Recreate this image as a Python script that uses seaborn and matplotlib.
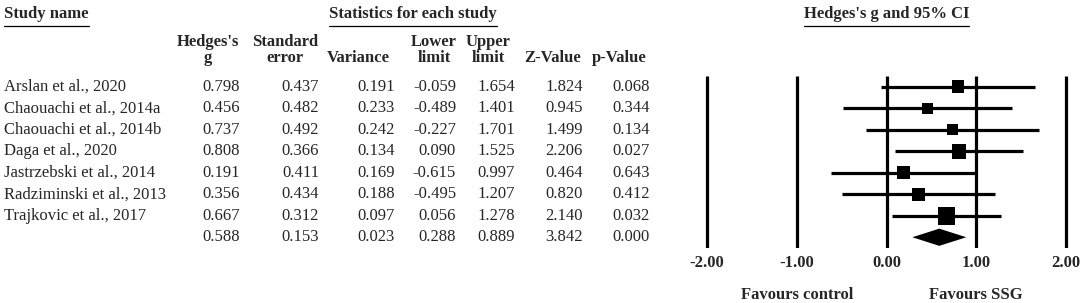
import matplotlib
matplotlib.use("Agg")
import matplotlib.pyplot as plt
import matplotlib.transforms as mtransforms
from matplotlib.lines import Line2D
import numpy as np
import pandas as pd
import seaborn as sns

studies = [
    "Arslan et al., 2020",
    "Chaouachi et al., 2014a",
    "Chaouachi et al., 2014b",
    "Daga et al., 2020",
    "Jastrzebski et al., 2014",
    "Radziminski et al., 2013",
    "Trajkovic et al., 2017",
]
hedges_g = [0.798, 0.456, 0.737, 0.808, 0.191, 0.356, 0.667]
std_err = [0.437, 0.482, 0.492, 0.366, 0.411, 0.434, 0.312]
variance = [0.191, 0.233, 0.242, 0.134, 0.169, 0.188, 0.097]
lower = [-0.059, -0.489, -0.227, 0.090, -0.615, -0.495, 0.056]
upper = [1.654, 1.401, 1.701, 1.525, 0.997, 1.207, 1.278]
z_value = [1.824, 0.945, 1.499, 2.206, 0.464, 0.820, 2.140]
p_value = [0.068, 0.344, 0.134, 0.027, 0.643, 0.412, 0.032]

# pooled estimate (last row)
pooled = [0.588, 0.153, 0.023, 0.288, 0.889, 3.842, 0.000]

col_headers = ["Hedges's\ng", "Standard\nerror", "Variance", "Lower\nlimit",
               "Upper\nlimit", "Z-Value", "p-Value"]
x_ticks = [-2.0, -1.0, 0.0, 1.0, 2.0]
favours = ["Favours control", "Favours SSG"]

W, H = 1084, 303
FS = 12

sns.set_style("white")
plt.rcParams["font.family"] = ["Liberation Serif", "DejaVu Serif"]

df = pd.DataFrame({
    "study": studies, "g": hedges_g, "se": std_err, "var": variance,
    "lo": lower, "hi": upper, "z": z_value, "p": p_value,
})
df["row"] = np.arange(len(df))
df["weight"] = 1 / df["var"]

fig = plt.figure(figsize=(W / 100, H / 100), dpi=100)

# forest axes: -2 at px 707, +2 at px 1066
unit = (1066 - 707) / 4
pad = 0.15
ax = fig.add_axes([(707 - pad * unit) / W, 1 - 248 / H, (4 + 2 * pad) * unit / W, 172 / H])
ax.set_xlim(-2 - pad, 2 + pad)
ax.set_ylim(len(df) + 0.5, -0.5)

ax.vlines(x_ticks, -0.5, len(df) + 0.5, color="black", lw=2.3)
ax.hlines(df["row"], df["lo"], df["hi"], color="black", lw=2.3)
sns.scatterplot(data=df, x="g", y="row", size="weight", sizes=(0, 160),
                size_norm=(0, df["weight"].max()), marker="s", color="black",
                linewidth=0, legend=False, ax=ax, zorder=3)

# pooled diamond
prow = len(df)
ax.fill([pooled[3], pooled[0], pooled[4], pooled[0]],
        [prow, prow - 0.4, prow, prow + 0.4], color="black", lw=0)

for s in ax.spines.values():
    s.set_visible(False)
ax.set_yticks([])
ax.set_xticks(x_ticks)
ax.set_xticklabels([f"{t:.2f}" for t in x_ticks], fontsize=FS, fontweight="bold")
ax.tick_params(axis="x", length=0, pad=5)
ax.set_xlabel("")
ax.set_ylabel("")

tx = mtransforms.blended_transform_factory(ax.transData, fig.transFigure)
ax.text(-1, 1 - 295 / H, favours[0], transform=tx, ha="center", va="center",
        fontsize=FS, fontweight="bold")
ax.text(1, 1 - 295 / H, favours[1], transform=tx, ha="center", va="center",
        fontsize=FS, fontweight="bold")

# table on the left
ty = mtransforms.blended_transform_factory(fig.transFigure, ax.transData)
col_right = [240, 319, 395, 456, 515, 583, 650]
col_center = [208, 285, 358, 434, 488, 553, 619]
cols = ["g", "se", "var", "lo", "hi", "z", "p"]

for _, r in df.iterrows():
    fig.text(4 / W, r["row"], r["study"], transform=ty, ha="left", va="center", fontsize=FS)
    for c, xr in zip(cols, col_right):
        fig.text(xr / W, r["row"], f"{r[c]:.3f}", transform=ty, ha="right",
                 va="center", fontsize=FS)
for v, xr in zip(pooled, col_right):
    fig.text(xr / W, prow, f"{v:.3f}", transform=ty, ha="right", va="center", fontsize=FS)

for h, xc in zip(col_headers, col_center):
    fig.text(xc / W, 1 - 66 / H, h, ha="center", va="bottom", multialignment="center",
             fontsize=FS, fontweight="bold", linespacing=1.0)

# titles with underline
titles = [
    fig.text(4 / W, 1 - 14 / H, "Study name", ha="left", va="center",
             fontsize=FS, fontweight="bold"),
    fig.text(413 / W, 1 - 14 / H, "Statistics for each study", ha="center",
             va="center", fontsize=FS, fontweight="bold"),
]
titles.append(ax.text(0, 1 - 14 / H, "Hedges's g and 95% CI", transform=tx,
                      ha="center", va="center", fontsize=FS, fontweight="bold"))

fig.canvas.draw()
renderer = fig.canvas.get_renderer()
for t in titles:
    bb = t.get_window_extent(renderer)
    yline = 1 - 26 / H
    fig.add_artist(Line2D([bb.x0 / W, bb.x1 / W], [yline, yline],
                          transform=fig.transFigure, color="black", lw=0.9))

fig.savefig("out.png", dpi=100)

• • • • • • •

▸ **Given problem**
Pictures excluded, repeat exactly the lines from the top of the material through the line with "import seaborn as sns", including both of those lines.

▸ **Response for this exercise**
Recreate this image as a Python script that uses seaborn and matplotlib.
import matplotlib
matplotlib.use("Agg")
import matplotlib.pyplot as plt
import matplotlib.transforms as mtransforms
from matplotlib.lines import Line2D
import numpy as np
import pandas as pd
import seaborn as sns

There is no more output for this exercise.